Sure makes you proud to be a New Yorker, right? But this teaching moment was not finished: "Her twin sister, who was not subjected to search, saw the police slam Monica's head down on the floor. She began crying and begging the police to help her sister up. When she tried to intervene, she, too, was handcuffed."
Both sisters had more to learn about proper student behavior: "Monica was handcuffed to a table in a broom closet, and her sister was handcuffed in an empty classroom for two hours while their father waited at the security desk to pick them up.
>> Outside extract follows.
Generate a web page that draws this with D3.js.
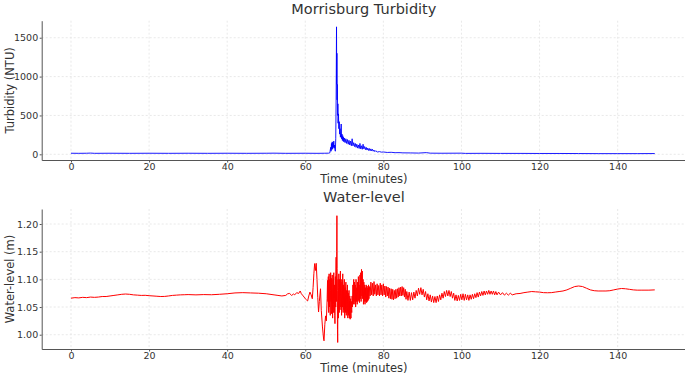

Neither Monica nor her sister was asked to write a statement, and neither was charged with a crime."
How, then, in view of the way these students were treated by the school safety [sic] officers, was there no punishment, or at least a reprimand, of their brutish abusers?
Ask the disciplinarian of us all, the legendary Michael Bloomberg!
The NYCLU's recommendation to stop this reign of terror includes "mandating positive alternatives to suspensions when appropriate," and, even more radically, "provide support services for students' emotional and psychological needs" and, most importantly, "encourage meaningful public input in the discipline process."
This requires, of course, candid, even high-volume input from students and parents! But first, shouldn't Mayor Bloomberg sign a witnessed and notarized affidavit agreeing to this democratic mandate? Or, is he, like the CIA, outside the law?